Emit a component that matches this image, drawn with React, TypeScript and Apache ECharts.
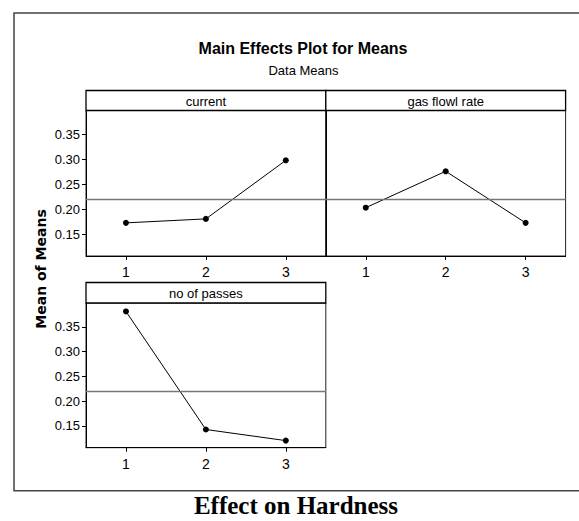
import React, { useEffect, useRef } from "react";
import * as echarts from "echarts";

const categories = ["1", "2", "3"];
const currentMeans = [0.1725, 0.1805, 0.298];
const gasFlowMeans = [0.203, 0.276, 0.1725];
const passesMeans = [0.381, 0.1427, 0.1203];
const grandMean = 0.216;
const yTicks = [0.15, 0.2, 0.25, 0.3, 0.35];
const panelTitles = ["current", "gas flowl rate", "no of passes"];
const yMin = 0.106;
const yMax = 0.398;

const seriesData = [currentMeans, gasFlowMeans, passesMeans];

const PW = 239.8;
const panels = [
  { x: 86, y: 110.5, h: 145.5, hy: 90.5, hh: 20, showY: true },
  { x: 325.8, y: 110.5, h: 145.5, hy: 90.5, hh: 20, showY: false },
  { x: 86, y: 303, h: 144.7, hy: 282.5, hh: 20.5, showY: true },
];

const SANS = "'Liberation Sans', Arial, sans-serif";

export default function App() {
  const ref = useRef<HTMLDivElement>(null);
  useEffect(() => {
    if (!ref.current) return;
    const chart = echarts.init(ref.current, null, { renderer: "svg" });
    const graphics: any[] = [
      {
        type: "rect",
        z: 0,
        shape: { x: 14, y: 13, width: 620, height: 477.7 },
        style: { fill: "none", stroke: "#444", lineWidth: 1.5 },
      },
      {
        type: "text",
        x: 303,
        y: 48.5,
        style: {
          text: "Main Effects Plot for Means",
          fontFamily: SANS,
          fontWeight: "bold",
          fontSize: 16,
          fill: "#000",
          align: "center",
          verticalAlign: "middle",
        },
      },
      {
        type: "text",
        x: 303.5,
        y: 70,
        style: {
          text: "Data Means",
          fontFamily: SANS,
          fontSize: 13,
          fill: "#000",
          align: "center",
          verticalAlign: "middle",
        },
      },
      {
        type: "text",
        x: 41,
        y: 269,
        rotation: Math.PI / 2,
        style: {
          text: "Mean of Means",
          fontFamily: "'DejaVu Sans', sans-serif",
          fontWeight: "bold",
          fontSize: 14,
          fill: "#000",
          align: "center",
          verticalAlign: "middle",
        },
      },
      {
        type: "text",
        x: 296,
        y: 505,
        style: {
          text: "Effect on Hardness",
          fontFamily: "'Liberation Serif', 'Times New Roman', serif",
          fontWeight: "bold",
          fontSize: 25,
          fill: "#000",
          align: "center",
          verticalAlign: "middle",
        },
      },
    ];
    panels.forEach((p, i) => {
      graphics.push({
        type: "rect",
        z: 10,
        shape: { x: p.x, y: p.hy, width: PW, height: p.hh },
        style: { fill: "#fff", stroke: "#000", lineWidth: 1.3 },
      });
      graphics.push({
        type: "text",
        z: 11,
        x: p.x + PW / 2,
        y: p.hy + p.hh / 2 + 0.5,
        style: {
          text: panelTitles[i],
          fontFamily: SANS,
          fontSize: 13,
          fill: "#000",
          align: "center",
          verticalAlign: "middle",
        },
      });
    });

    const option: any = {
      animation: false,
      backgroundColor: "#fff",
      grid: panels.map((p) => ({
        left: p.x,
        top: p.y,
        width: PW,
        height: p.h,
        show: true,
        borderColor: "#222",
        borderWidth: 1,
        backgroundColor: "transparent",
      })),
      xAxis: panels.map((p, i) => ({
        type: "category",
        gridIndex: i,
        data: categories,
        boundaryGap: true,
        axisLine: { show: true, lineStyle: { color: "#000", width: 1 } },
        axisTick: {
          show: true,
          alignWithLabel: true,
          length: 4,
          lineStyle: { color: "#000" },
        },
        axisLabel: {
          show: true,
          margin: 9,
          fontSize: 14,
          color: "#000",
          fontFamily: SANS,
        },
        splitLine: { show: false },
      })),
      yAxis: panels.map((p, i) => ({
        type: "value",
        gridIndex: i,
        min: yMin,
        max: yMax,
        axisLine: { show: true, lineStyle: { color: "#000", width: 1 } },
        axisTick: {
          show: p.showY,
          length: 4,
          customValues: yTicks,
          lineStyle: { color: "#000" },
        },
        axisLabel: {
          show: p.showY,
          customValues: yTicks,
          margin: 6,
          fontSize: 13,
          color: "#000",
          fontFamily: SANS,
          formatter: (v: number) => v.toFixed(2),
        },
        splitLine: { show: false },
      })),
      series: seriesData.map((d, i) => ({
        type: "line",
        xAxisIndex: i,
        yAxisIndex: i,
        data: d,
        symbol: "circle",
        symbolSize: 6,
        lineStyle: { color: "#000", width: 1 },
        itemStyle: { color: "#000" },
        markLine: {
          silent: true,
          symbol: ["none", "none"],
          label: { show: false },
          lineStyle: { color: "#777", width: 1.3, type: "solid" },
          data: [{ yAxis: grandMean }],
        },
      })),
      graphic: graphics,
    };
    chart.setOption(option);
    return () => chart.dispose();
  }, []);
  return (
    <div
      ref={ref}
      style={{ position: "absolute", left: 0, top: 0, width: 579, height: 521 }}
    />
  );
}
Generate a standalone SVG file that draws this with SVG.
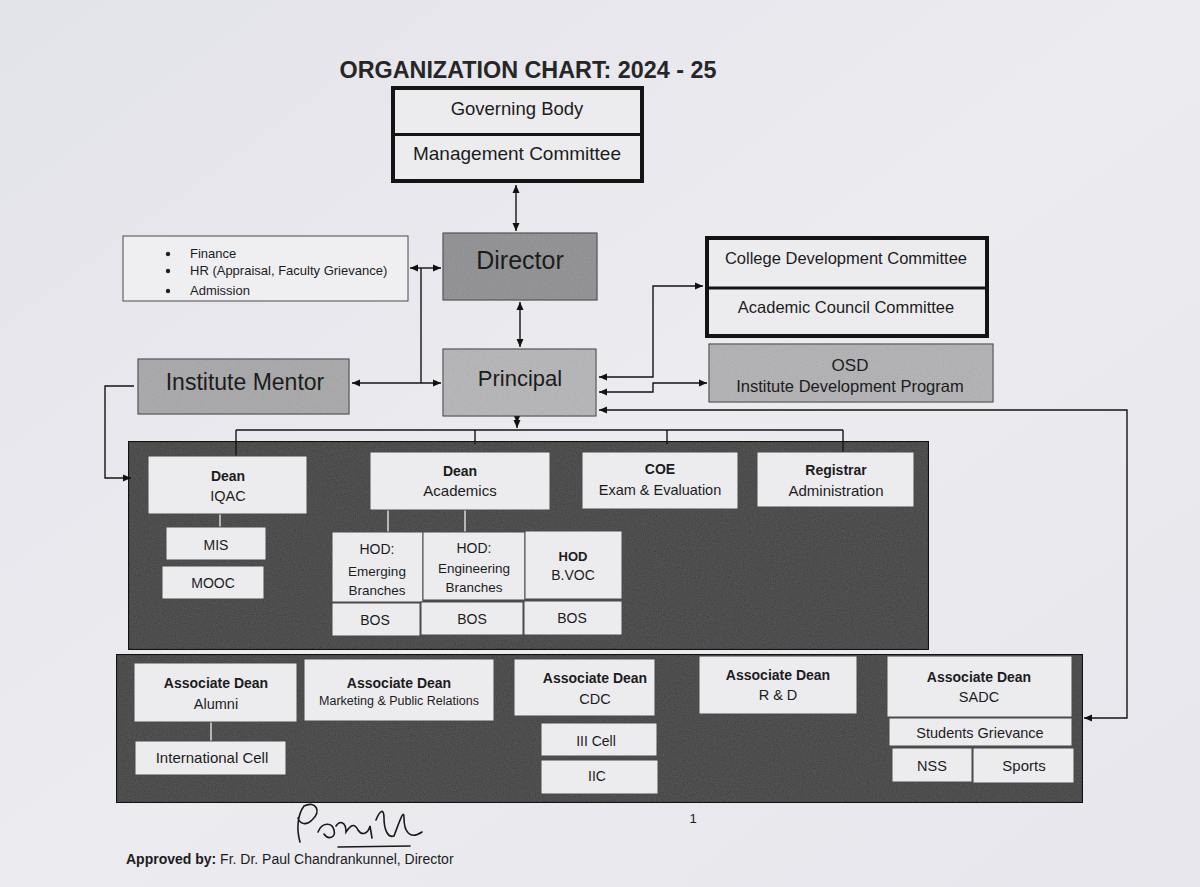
-- -- --
(WHAT IS BEING ASKED): Using the material above, retype each entry exactly and omit the pictures.

(THE RESPONSE):
Emit a component that matches this image, drawn with React, TypeScript and Apache ECharts.
import React, { useEffect, useRef } from "react";
import * as echarts from "echarts";

const categories = ["1", "2", "3"];
const currentMeans = [0.1725, 0.1805, 0.298];
const gasFlowMeans = [0.203, 0.276, 0.1725];
const passesMeans = [0.381, 0.1427, 0.1203];
const grandMean = 0.216;
const yTicks = [0.15, 0.2, 0.25, 0.3, 0.35];
const panelTitles = ["current", "gas flowl rate", "no of passes"];
const yMin = 0.106;
const yMax = 0.398;

const seriesData = [currentMeans, gasFlowMeans, passesMeans];

const PW = 239.8;
const panels = [
  { x: 86, y: 110.5, h: 145.5, hy: 90.5, hh: 20, showY: true },
  { x: 325.8, y: 110.5, h: 145.5, hy: 90.5, hh: 20, showY: false },
  { x: 86, y: 303, h: 144.7, hy: 282.5, hh: 20.5, showY: true },
];

const SANS = "'Liberation Sans', Arial, sans-serif";

export default function App() {
  const ref = useRef<HTMLDivElement>(null);
  useEffect(() => {
    if (!ref.current) return;
    const chart = echarts.init(ref.current, null, { renderer: "svg" });
    const graphics: any[] = [
      {
        type: "rect",
        z: 0,
        shape: { x: 14, y: 13, width: 620, height: 477.7 },
        style: { fill: "none", stroke: "#444", lineWidth: 1.5 },
      },
      {
        type: "text",
        x: 303,
        y: 48.5,
        style: {
          text: "Main Effects Plot for Means",
          fontFamily: SANS,
          fontWeight: "bold",
          fontSize: 16,
          fill: "#000",
          align: "center",
          verticalAlign: "middle",
        },
      },
      {
        type: "text",
        x: 303.5,
        y: 70,
        style: {
          text: "Data Means",
          fontFamily: SANS,
          fontSize: 13,
          fill: "#000",
          align: "center",
          verticalAlign: "middle",
        },
      },
      {
        type: "text",
        x: 41,
        y: 269,
        rotation: Math.PI / 2,
        style: {
          text: "Mean of Means",
          fontFamily: "'DejaVu Sans', sans-serif",
          fontWeight: "bold",
          fontSize: 14,
          fill: "#000",
          align: "center",
          verticalAlign: "middle",
        },
      },
      {
        type: "text",
        x: 296,
        y: 505,
        style: {
          text: "Effect on Hardness",
          fontFamily: "'Liberation Serif', 'Times New Roman', serif",
          fontWeight: "bold",
          fontSize: 25,
          fill: "#000",
          align: "center",
          verticalAlign: "middle",
        },
      },
    ];
    panels.forEach((p, i) => {
      graphics.push({
        type: "rect",
        z: 10,
        shape: { x: p.x, y: p.hy, width: PW, height: p.hh },
        style: { fill: "#fff", stroke: "#000", lineWidth: 1.3 },
      });
      graphics.push({
        type: "text",
        z: 11,
        x: p.x + PW / 2,
        y: p.hy + p.hh / 2 + 0.5,
        style: {
          text: panelTitles[i],
          fontFamily: SANS,
          fontSize: 13,
          fill: "#000",
          align: "center",
          verticalAlign: "middle",
        },
      });
    });

    const option: any = {
      animation: false,
      backgroundColor: "#fff",
      grid: panels.map((p) => ({
        left: p.x,
        top: p.y,
        width: PW,
        height: p.h,
        show: true,
        borderColor: "#222",
        borderWidth: 1,
        backgroundColor: "transparent",
      })),
      xAxis: panels.map((p, i) => ({
        type: "category",
        gridIndex: i,
        data: categories,
        boundaryGap: true,
        axisLine: { show: true, lineStyle: { color: "#000", width: 1 } },
        axisTick: {
          show: true,
          alignWithLabel: true,
          length: 4,
          lineStyle: { color: "#000" },
        },
        axisLabel: {
          show: true,
          margin: 9,
          fontSize: 14,
          color: "#000",
          fontFamily: SANS,
        },
        splitLine: { show: false },
      })),
      yAxis: panels.map((p, i) => ({
        type: "value",
        gridIndex: i,
        min: yMin,
        max: yMax,
        axisLine: { show: true, lineStyle: { color: "#000", width: 1 } },
        axisTick: {
          show: p.showY,
          length: 4,
          customValues: yTicks,
          lineStyle: { color: "#000" },
        },
        axisLabel: {
          show: p.showY,
          customValues: yTicks,
          margin: 6,
          fontSize: 13,
          color: "#000",
          fontFamily: SANS,
          formatter: (v: number) => v.toFixed(2),
        },
        splitLine: { show: false },
      })),
      series: seriesData.map((d, i) => ({
        type: "line",
        xAxisIndex: i,
        yAxisIndex: i,
        data: d,
        symbol: "circle",
        symbolSize: 6,
        lineStyle: { color: "#000", width: 1 },
        itemStyle: { color: "#000" },
        markLine: {
          silent: true,
          symbol: ["none", "none"],
          label: { show: false },
          lineStyle: { color: "#777", width: 1.3, type: "solid" },
          data: [{ yAxis: grandMean }],
        },
      })),
      graphic: graphics,
    };
    chart.setOption(option);
    return () => chart.dispose();
  }, []);
  return (
    <div
      ref={ref}
      style={{ position: "absolute", left: 0, top: 0, width: 579, height: 521 }}
    />
  );
}
Generate a standalone SVG file that draws this with SVG.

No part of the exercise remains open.